É no contexto dessa discussão que Dworkin formula sua célebre distinção entre (a) princípios normativos orientados para resultados, normalmente utilizados pelo Estado na busca pela promoção e conciliação de interesses, e (b) princípios normativos fundados em direitos que, por serem incondicionais, não dependem do resultado das nossas ações e, portanto, servem para fundamentar nossas reivindicações contra princípios orientados para resultados (nesse sentido direitos funcionariam como "trunfos pessoais" contra a sociedade na figura de linguagem emprega por Dworkin). Princípios fundados em direitos partem do pressuposto de que existem modos de tratar uma pessoa que "são inconsistentes com o seu reconhecimento enquanto um membro pleno da comunidade humana" e que, portanto, apenas por causa disso "tais tratamentos tornam-se profundamente injustos". Se o reconhecimento dos direitos é uma exigência necessária para a proteção da dignidade pessoal ou do nossa condição como pessoas merecedores de mesma consideração e respeito, então é fundamental não apenas proteger o direito do outro - seja, na forma do direito de desobediência contra a injustiça e no direito de não ser vítima da violência policial - como também proteger esse direito incondicionalmente, custe o que custar.

A despeito da importância dos argumentos de Dworkin, movimentos como tais como o SayTheirNames, Black Lives Matter e as mães de Cabula, levantam uma segunda questão em relação ao papel de direitos que teorias estritamente deontológicas como a de Dworkin não conseguem dar conta.

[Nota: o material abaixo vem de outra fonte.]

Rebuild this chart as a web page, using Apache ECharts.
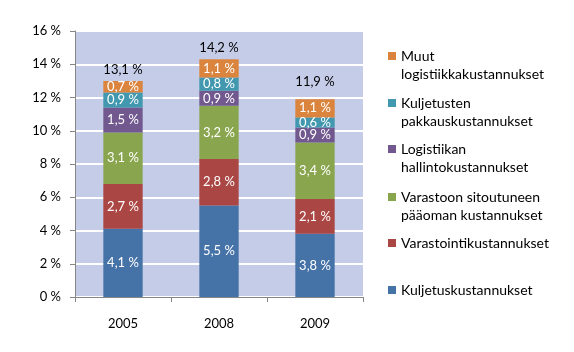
<!DOCTYPE html>
<html>
<head>
<meta charset="utf-8">
<script src="https://cdn.jsdelivr.net/npm/echarts@6/dist/echarts.min.js"></script>
<style>
html, body { margin: 0; padding: 0; background: #fff; }
#chart { width: 574px; height: 352px; }
</style>
</head>
<body>
<div id="chart"></div>
<script>
var years = ['2005', '2008', '2009'];
// series from bottom of the stack to top
var names = [
	'Kuljetuskustannukset',
	'Varastointikustannukset',
	'Varastoon sitoutuneen\npääoman kustannukset',
	'Logistiikan\nhallintokustannukset',
	'Kuljetusten\npakkauskustannukset',
	'Muut\nlogistiikkakustannukset'
];
var kuljetus = [4.1, 5.5, 3.8];
var varastointi = [2.7, 2.8, 2.1];
var paaoma = [3.1, 3.2, 3.4];
var hallinto = [1.5, 0.9, 0.9];
var pakkaus = [0.9, 0.8, 0.6];
var muut = [0.7, 1.1, 1.1];
var totals = [13.1, 14.2, 11.9];
var yTicks = [0, 2, 4, 6, 8, 10, 12, 14, 16];

var colors = ['#4572A7', '#AA4643', '#89A54E', '#71588F', '#4198AF', '#DB843D'];
var values = [kuljetus, varastointi, paaoma, hallinto, pakkaus, muut];
var font = 'Lato, "Open Sans", sans-serif';

function pct(v) {
	return v.toFixed(1).replace('.', ',') + ' %';
}

var chart = echarts.init(document.getElementById('chart'));

var series = [];
for (var i = 0; i < names.length; i++) {
	series.push({
		name: names[i],
		type: 'bar',
		stack: 'total',
		barWidth: '41%',
		itemStyle: { color: colors[i] },
		label: {
			show: true,
			position: 'inside',
			color: '#fff',
			fontFamily: font,
			fontSize: 13,
			formatter: function (p) { return pct(p.value); }
		},
		data: values[i]
	});
}
// zero-height bar on top of each stack that carries the total label
series.push({
	name: 'total',
	type: 'bar',
	stack: 'total',
	barWidth: '41%',
	itemStyle: { color: 'transparent' },
	label: {
		show: true,
		position: 'top',
		color: '#000',
		fontFamily: font,
		fontSize: 13,
		formatter: function (p) { return pct(totals[p.dataIndex]); }
	},
	data: [0, 0, {value: 0, label: {offset: [0, -6]}}]
});

// one legend per entry, listed top to bottom
var legendTops = [29, 76, 122, 170, 234, 281];
var legends = [];
for (var j = 0; j < names.length; j++) {
	var idx = names.length - 1 - j;
	legends.push({
		data: [names[idx]],
		left: 388,
		top: legendTops[j],
		padding: 0,
		itemWidth: 8,
		itemHeight: 8,
		itemGap: 0,
		selectedMode: false,
		icon: 'rect',
		// blank first line keeps the marker level with the first text line
		formatter: function (n) { return n.indexOf('\n') >= 0 ? ' \n' + n : n; },
		textStyle: {
			fontFamily: font,
			fontSize: 14,
			color: '#000',
			lineHeight: 18
		}
	});
}

chart.setOption({
	animation: false,
	legend: legends,
	grid: {
		left: 75,
		right: 211,
		top: 31,
		bottom: 55,
		show: true,
		backgroundColor: '#C5CCE8',
		borderWidth: 0
	},
	xAxis: {
		type: 'category',
		data: years,
		axisLine: { lineStyle: { color: '#868686' } },
		axisTick: { show: true, length: 5, lineStyle: { color: '#868686' } },
		axisLabel: { color: '#000', fontFamily: font, fontSize: 13, margin: 20 }
	},
	yAxis: {
		type: 'value',
		min: yTicks[0],
		max: yTicks[yTicks.length - 1],
		interval: 2,
		axisLine: { show: true, lineStyle: { color: '#868686' } },
		axisTick: { show: true, length: 5, lineStyle: { color: '#868686' } },
		axisLabel: {
			color: '#000', fontFamily: font, fontSize: 13, margin: 14,
			formatter: function (v) { return v + ' %'; }
		},
		splitLine: { lineStyle: { color: '#fff', width: 2 } }
	},
	series: series
});
</script>
</body>
</html>
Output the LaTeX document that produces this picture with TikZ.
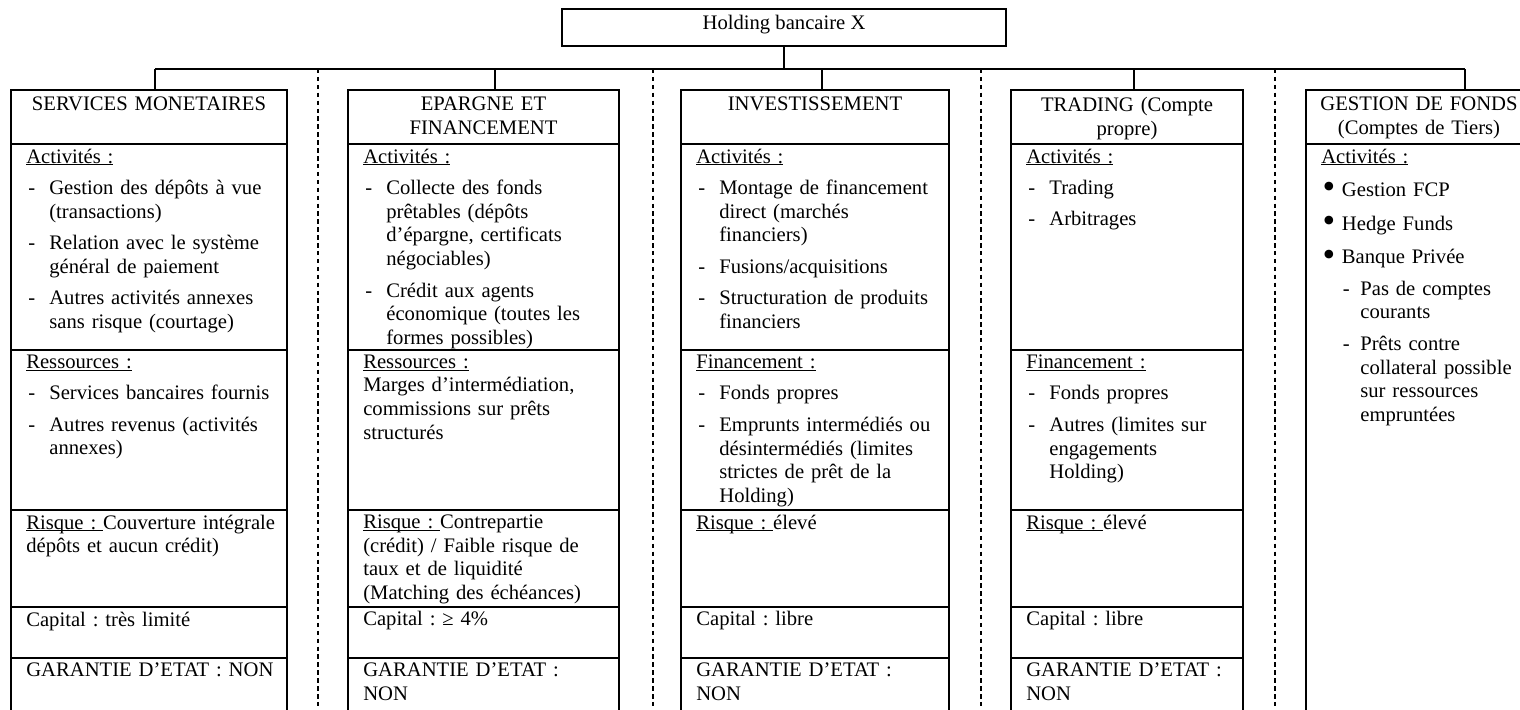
\documentclass[tikz,border=0pt]{standalone}
\usepackage{fontspec}
\setmainfont{Liberation Serif}
\frenchspacing

% soulignement, puces et tirets des listes
\newcommand{\souligne}[1]{\setbox0\hbox{#1}\rlap{\rule[-1.4pt]{\wd0}{0.6pt}}\box0}
\newcommand{\tiret}[1]{\par\vspace{4.5pt}\hangindent=13.4pt\hangafter=1\noindent\makebox[13.4pt][l]{\hspace{1.2pt}-}#1\par}
\newcommand{\puce}[1]{\par\vspace{5.7pt}\hangindent=12pt\hangafter=1\noindent\makebox[12pt][l]{\hspace{0.8pt}\smash{\raisebox{-1.4pt}{\fontsize{21pt}{0pt}\selectfont\textbullet}}}#1\par}
\newcommand{\soustiret}[1]{\par\vspace{4.5pt}\hangindent=22.7pt\hangafter=1\noindent\hspace*{12.5pt}\makebox[10.2pt][l]{-}#1\par}

\begin{document}
\begin{tikzpicture}[x=0.5814pt,y=-0.5814pt,font=\fontsize{12pt}{13.8pt}\selectfont,
	trait/.style={line width=1.1pt},
	pointille/.style={line width=0.9pt,dash pattern=on 2.6pt off 2pt},
	titre/.style={anchor=north,inner xsep=0pt,inner ysep=4pt,align=center},
	txt/.style={anchor=north west,inner xsep=8.7pt,inner ysep=2.5pt,text width=175pt,align=left}]
	\path[use as bounding box] (0,0) rectangle (1520,709);
	\clip (0,0) rectangle (1520,709);

	\node[draw,trait,anchor=north,minimum width=258.1pt,inner ysep=4pt,text height=8pt,text depth=5.5pt] (holding) at (784,8) {Holding bancaire X};

	% colonnes
	\foreach \l/\r in {11/287, 348/619, 681/949, 1011/1243, 1306/1538} {
		\draw[trait] (\l,90) rectangle (\r,740);
		\draw[trait] (\l,144) -- (\r,144);
	}
	\foreach \l/\r in {11/287, 348/619, 681/949, 1011/1243}
		\foreach \y in {350,510,607,658}
			\draw[trait] (\l,\y) -- (\r,\y);
	\foreach \x in {318,653,981,1275}
		\draw[pointille] (\x,69) -- (\x,709);

	\node[titre,text width=160.5pt] (ttl1) at (149,90) {SERVICES MONETAIRES};
	\node[titre,text width=157.6pt] (ttl2) at (483.5,90) {EPARGNE ET\\FINANCEMENT};
	\node[titre,text width=155.8pt] (ttl3) at (815,90) {INVESTISSEMENT};
	\node[titre,text width=134.9pt] (ttl4) at (1127,90) {TRADING (Compte\\propre)};
	\node[titre,text width=134.9pt] (ttl5) at (1419,90) {GESTION DE FONDS\\(Comptes de Tiers)};

	% liaisons
	\coordinate (b0) at (784,69);
	\foreach \i/\x in {1/155, 2/495, 3/822, 4/1134, 5/1465}
		\coordinate (b\i) at (\x,69);
	\draw[trait] (holding.south) -- (b0);
	\draw[trait] (b1) -- (b5);
	\foreach \i in {1,...,5}
		\draw[trait] (b\i) -- (b\i |- ttl\i.north);

	% services monetaires
	\node[txt] (act1) at (11,144) {\souligne{Activités :}
		\tiret{Gestion des dépôts à vue\newline (transactions)}
		\tiret{Relation avec le système\newline général de paiement}
		\tiret{Autres activités annexes\newline sans risque (courtage)}};
	\node[txt] (res1) at (11,350) {\souligne{Ressources :}
		\tiret{Services bancaires fournis}
		\tiret{Autres revenus (activités\newline annexes)}};
	\node[txt] (rsq1) at (11,510) {\souligne{Risque :\ }Couverture intégrale\newline dépôts et aucun crédit)};
	\node[txt] (cap1) at (11,607) {Capital : très limité};
	\node[txt] (gar1) at (11,658) {GARANTIE D’ETAT : NON};

	% epargne et financement
	\node[txt] (act2) at (348,144) {\souligne{Activités :}
		\tiret{Collecte des fonds\newline prêtables (dépôts\newline d’épargne, certificats\newline négociables)}
		\tiret{Crédit aux agents\newline économique (toutes les\newline formes possibles)}};
	\node[txt] (res2) at (348,350) {\souligne{Ressources :}\newline Marges d’intermédiation,\newline commissions sur prêts\newline structurés};
	\node[txt] (rsq2) at (348,510) {\souligne{Risque :\ }Contrepartie\newline (crédit) / Faible risque de\newline taux et de liquidité\newline (Matching des échéances)};
	\node[txt] (cap2) at (348,607) {Capital : ≥ 4\%};
	\node[txt] (gar2) at (348,658) {GARANTIE D’ETAT :\newline NON};

	% investissement
	\node[txt] (act3) at (681,144) {\souligne{Activités :}
		\tiret{Montage de financement\newline direct (marchés\newline financiers)}
		\tiret{Fusions/acquisitions}
		\tiret{Structuration de produits\newline financiers}};
	\node[txt] (res3) at (681,350) {\souligne{Financement :}
		\tiret{Fonds propres}
		\tiret{Emprunts intermédiés ou\newline désintermédiés (limites\newline strictes de prêt de la\newline Holding)}};
	\node[txt] (rsq3) at (681,510) {\souligne{Risque :\ }élevé};
	\node[txt] (cap3) at (681,607) {Capital : libre};
	\node[txt] (gar3) at (681,658) {GARANTIE D’ETAT :\newline NON};

	% trading
	\node[txt] (act4) at (1011,144) {\souligne{Activités :}
		\tiret{Trading}
		\tiret{Arbitrages}};
	\node[txt] (res4) at (1011,350) {\souligne{Financement :}
		\tiret{Fonds propres}
		\tiret{Autres (limites sur\newline engagements\newline Holding)}};
	\node[txt] (rsq4) at (1011,510) {\souligne{Risque :\ }élevé};
	\node[txt] (cap4) at (1011,607) {Capital : libre};
	\node[txt] (gar4) at (1011,658) {GARANTIE D’ETAT :\newline NON};

	% gestion de fonds
	\node[txt] (act5) at (1306,144) {\souligne{Activités :}
		\puce{Gestion FCP}
		\puce{Hedge Funds}
		\puce{Banque Privée}
		\soustiret{Pas de comptes\newline courants}
		\soustiret{Prêts contre\newline collateral possible\newline sur ressources\newline empruntées}};
\end{tikzpicture}
\end{document}
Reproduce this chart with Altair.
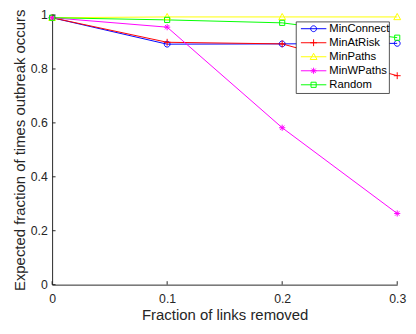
import altair as alt
import pandas as pd

x_vals = [0, 0.1, 0.2, 0.3]
series = ["MinConnect", "MinAtRisk", "MinPaths", "MinWPaths", "Random"]
min_connect = [0.99, 0.892, 0.893, 0.895]
min_at_risk = [0.99, 0.899, 0.893, 0.775]
min_paths = [0.99, 0.993, 0.993, 0.993]
min_wpaths = [0.99, 0.955, 0.582, 0.264]
random_vals = [0.99, 0.982, 0.971, 0.916]
colors = ["#0000ff", "#ff0000", "#ffff00", "#ff00ff", "#00ff00"]
x_ticks = [0, 0.1, 0.2, 0.3]
y_ticks = [0, 0.2, 0.4, 0.6, 0.8, 1]

values = [min_connect, min_at_risk, min_paths, min_wpaths, random_vals]
rows = []
for s, vals in zip(series, values):
    for xv, yv in zip(x_vals, vals):
        rows.append({"x": xv, "y": yv, "series": s})
df = pd.DataFrame(rows)


def f(v):
    return f"{v:.3f}".rstrip("0").rstrip(".")


def circle(r):
    return f"M{f(-r)},0A{f(r)},{f(r)} 0 1,1 {f(r)},0A{f(r)},{f(r)} 0 1,1 {f(-r)},0Z"


def plus(r):
    return f"M{f(-r)},0H{f(r)}M0,{f(-r)}V{f(r)}"


def tri(r):
    return f"M0,{f(-r)}L{f(r)},{f(0.8*r)}L{f(-r)},{f(0.8*r)}Z"


def ast(r):
    d = 0.7 * r
    return (f"M{f(-r)},0H{f(r)}M0,{f(-r)}V{f(r)}"
            f"M{f(-d)},{f(-d)}L{f(d)},{f(d)}M{f(-d)},{f(d)}L{f(d)},{f(-d)}")


def square(r):
    return f"M{f(-r)},{f(-r)}H{f(r)}V{f(r)}H{f(-r)}Z"


makers = [(circle, 0.85), (plus, 1.0), (tri, 1.0), (ast, 0.9), (square, 0.75)]
data_shapes = [m(r) for m, r in makers]
k = 3.5 / 13.0
legend_shapes = ["M-1,0H1" + m(r * k) for m, r in makers]

FONT = "Liberation Sans"
DARK = "#262626"

x_scale = alt.Scale(domain=[0, 0.3], nice=False, zero=False)
y_scale = alt.Scale(domain=[0, 1], nice=False)

x_axis = alt.Axis(values=x_ticks, format="~g", title="Fraction of links removed",
                  grid=False, ticks=False, tickSize=0, labelPadding=8, titlePadding=3,
                  labelFlush=False, labelOverlap=False, labelFontSize=12.5, titleFontSize=15.2,
                  titleFontWeight="normal")
y_axis = alt.Axis(values=y_ticks, format="~g", title="Expected fraction of times outbreak occurs",
                  grid=False, ticks=False, tickSize=0, labelPadding=5, titlePadding=3,
                  labelFlush=False, labelOverlap=False, labelFontSize=12.5, titleFontSize=15.2,
                  titleFontWeight="normal")

color_scale = alt.Scale(domain=series, range=colors)
shape_scale = alt.Scale(domain=series, range=legend_shapes)

legend = alt.Legend(
    title=None, orient="none", legendX=251, legendY=6,
    symbolSize=676, clipHeight=11.5, rowPadding=1.3, padding=2.2,
    labelOffset=2.5, labelFont=FONT, labelFontSize=11.5, labelColor="#000000",
    strokeColor="transparent", fillColor="transparent", symbolStrokeWidth=1, symbolOpacity=1,
)

lines = alt.Chart(df).mark_line(strokeWidth=1).encode(
    x=alt.X("x:Q", scale=x_scale, axis=x_axis),
    y=alt.Y("y:Q", scale=y_scale, axis=y_axis),
    color=alt.Color("series:N", scale=color_scale, legend=None),
)

point_layers = []
for s, c, p in zip(series, colors, data_shapes):
    point_layers.append(
        alt.Chart(df).transform_filter(alt.datum.series == s)
        .mark_point(size=49, filled=False, strokeWidth=1, opacity=1, shape=p, color=c)
        .encode(x="x:Q", y="y:Q")
    )

legend_layer = alt.Chart(df).mark_point(
    filled=False, strokeWidth=1, strokeOpacity=0, fillOpacity=0
).encode(
    x="x:Q",
    y="y:Q",
    color=alt.Color("series:N", scale=color_scale, legend=legend),
    shape=alt.Shape("series:N", scale=shape_scale, legend=legend),
)

legend_frame = alt.Chart(pd.DataFrame({"a": [0]})).mark_rect(
    fill="white", stroke=DARK, strokeWidth=0.8
).encode(x=alt.value(249), x2=alt.value(344), y=alt.value(7), y2=alt.value(80))

xt = alt.Chart(pd.DataFrame({"t": x_ticks})).mark_rule(color=DARK, strokeWidth=1).encode(
    x="t:Q", y=alt.value(275), y2=alt.value(271.5))
yt = alt.Chart(pd.DataFrame({"t": y_ticks})).mark_rule(color=DARK, strokeWidth=1).encode(
    y="t:Q", x=alt.value(0), x2=alt.value(3.5))

chart = alt.layer(legend_layer, lines, *point_layers, xt, yt, legend_frame).properties(
    width=352, height=275,
    autosize=alt.AutoSizeParams(type="none"),
    padding={"left": 45, "top": 4, "right": 11, "bottom": 39},
).configure_view(stroke=None).configure_axis(
    domainColor=DARK, domainWidth=1, labelColor=DARK, titleColor=DARK,
    labelFont=FONT, titleFont=FONT,
)

chart.save("out.html", embed_options={"renderer": "svg", "actions": False})
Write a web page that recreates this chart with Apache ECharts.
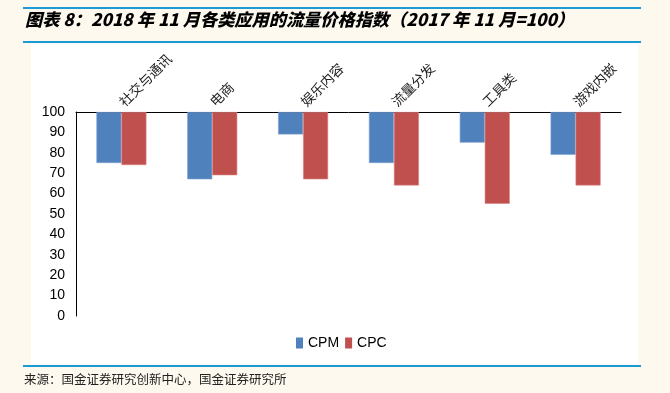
<!DOCTYPE html>
<html>
<head>
<meta charset="utf-8">
<script src="https://cdn.jsdelivr.net/npm/echarts@6/dist/echarts.min.js"></script>
<style>
html,body{margin:0;padding:0;background:#FEF9EE;}
#chart{width:670px;height:393px;}
</style>
</head>
<body>
<div id="chart"></div>
<script>
const categories = ['社交与通讯', '电商', '娱乐内容', '流量分发', '工具类', '游戏内嵌'];
const cpm = [75, 67, 89, 75, 85, 79];
const cpc = [74, 69, 67, 64, 55, 64];
const baseIndex = 100;
const yTicks = { min: 0, max: 100, interval: 10 };

const chart = echarts.init(document.getElementById('chart'), null, { renderer: 'canvas' });
const gap = arr => arr.map(v => baseIndex - v);

chart.setOption({
  backgroundColor: '#FEF9EE',
  animation: false,
  graphic: [
    { type: 'rect', shape: { x: 31, y: 43, width: 607, height: 323 }, style: { fill: '#FFFFFF' }, z: -10 },
    { type: 'rect', shape: { x: 23, y: 7, width: 618, height: 2 }, style: { fill: '#1B9AD6' }, z: -5 },
    { type: 'rect', shape: { x: 23, y: 41, width: 618, height: 2 }, style: { fill: '#1B9AD6' }, z: -5 },
    { type: 'rect', shape: { x: 23, y: 365, width: 618, height: 2 }, style: { fill: '#1B9AD6' }, z: -5 },
    { type: 'text', left: 25, top: 11, style: { text: '图表 8：2018 年 11 月各类应用的流量价格指数（2017 年 11 月=100）', fill: '#000', font: 'italic 900 17.2px "Noto Sans CJK SC", sans-serif' } },
    { type: 'text', left: 24, top: 373, style: { text: '来源：国金证券研究创新中心，国金证券研究所', fill: '#222', font: '12.5px "Noto Sans CJK SC", sans-serif' } }
  ],
  legend: {
    data: ['CPM', 'CPC'],
    left: 291, top: 331,
    itemWidth: 7, itemHeight: 11, itemGap: 6,
    icon: 'rect',
    itemStyle: { borderWidth: 0 },
    textStyle: { fontSize: 14, color: '#000', fontFamily: '"Liberation Sans", Arial, sans-serif' }
  },
  grid: { left: 76, right: 49, top: 112, bottom: 77 },
  xAxis: {
    type: 'category',
    position: 'top',
    data: categories,
    axisLine: { show: true, onZero: false, lineStyle: { color: '#000', width: 1 } },
    axisTick: { show: false },
    axisLabel: { rotate: -45, margin: 8, color: '#222', fontSize: 13.5, fontFamily: '"Noto Sans CJK SC", serif', interval: 0 }
  },
  yAxis: {
    type: 'value',
    min: yTicks.min, max: yTicks.max, interval: yTicks.interval,
    axisLine: { show: true, lineStyle: { color: '#000', width: 1 } },
    axisTick: { show: false },
    splitLine: { show: false },
    axisLabel: { margin: 11, color: '#000', fontSize: 14, fontFamily: '"Liberation Sans", Arial, sans-serif' }
  },
  series: [
    { name: 'CPM-base', type: 'bar', stack: 'cpm', data: cpm, barWidth: 25, barGap: '0%', itemStyle: { color: 'rgba(0,0,0,0)' }, silent: true },
    { name: 'CPM', type: 'bar', stack: 'cpm', data: gap(cpm), barWidth: 25, barGap: '0%', itemStyle: { color: '#4F81BD', borderColor: '#7FA3D3', borderWidth: 0.6 } },
    { name: 'CPC-base', type: 'bar', stack: 'cpc', data: cpc, barWidth: 25, barGap: '0%', itemStyle: { color: 'rgba(0,0,0,0)' }, silent: true },
    { name: 'CPC', type: 'bar', stack: 'cpc', data: gap(cpc), barWidth: 25, barGap: '0%', itemStyle: { color: '#C0504D', borderColor: '#D98583', borderWidth: 0.6 } }
  ]
});
</script>
</body>
</html>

Se é verdade que todos possuímos os mesmos direitos e que precisamos estar dispostos a reconhecê-los, também é verdade que em uma democracia o próprio ato de reinvindicação dessa igualdade importa. Grupos como esses estão dizendo diretamente para nós que algo precisa ser feito e que novas formas de respeito mútuo entre iguais precisam ser construídas. Isto é, trata-se também de uma atribuição de responsabilidade sobre aqueles e aqueles que partilham (e as vezes se beneficiam) uma mesma estrutura social. Ao dizerem os nomes dos seus filhos e filhas, as mães de Cabula ou da Louisiana estão dizendo, para nós, como iguais, que temos o dever de escutá-las. Corretamente, o filósofo Joel Feinberg identificou essa segunda dimensão normativa como sendo a dimensão referente ao valor - e não apenas à natureza - dos direitos pessoais. Para Feinberg, os direitos são importantes não apenas porque nos protegem mas também porque a própria ação de reinvidicá-los nos permitem reafirmar, entre iguais, a partilha de um mesmo ponto de vista moral:

[d]ireitos não devem ser confundidos com presentes ou favores geralmente motivados por pena ou amor e para os quais o sentimento de gratidão é a única resposta apropriada. Um direito é algo que [uma pessoa] pode posicionar-se sobre, algo que pode ser demandado ou insistido de alguém sem constrangimento nem vergonha. Quando nos falta um direito falamos em indignação e quando ele é plenamente reconhecido, não existe razão para gratidão [...] (Social Philosophy pp. 58-59). 

O ato de reivindicar nos obriga a reconhecer que são pessoas quem portam esses direitos. Colocando de outro modo: se a natureza dos direitos morais nos ajudam a entender porque o direito dos outros importa, o valor moral de reinvidicá-los nos permite entender porque a vida dos outros também deveria importar.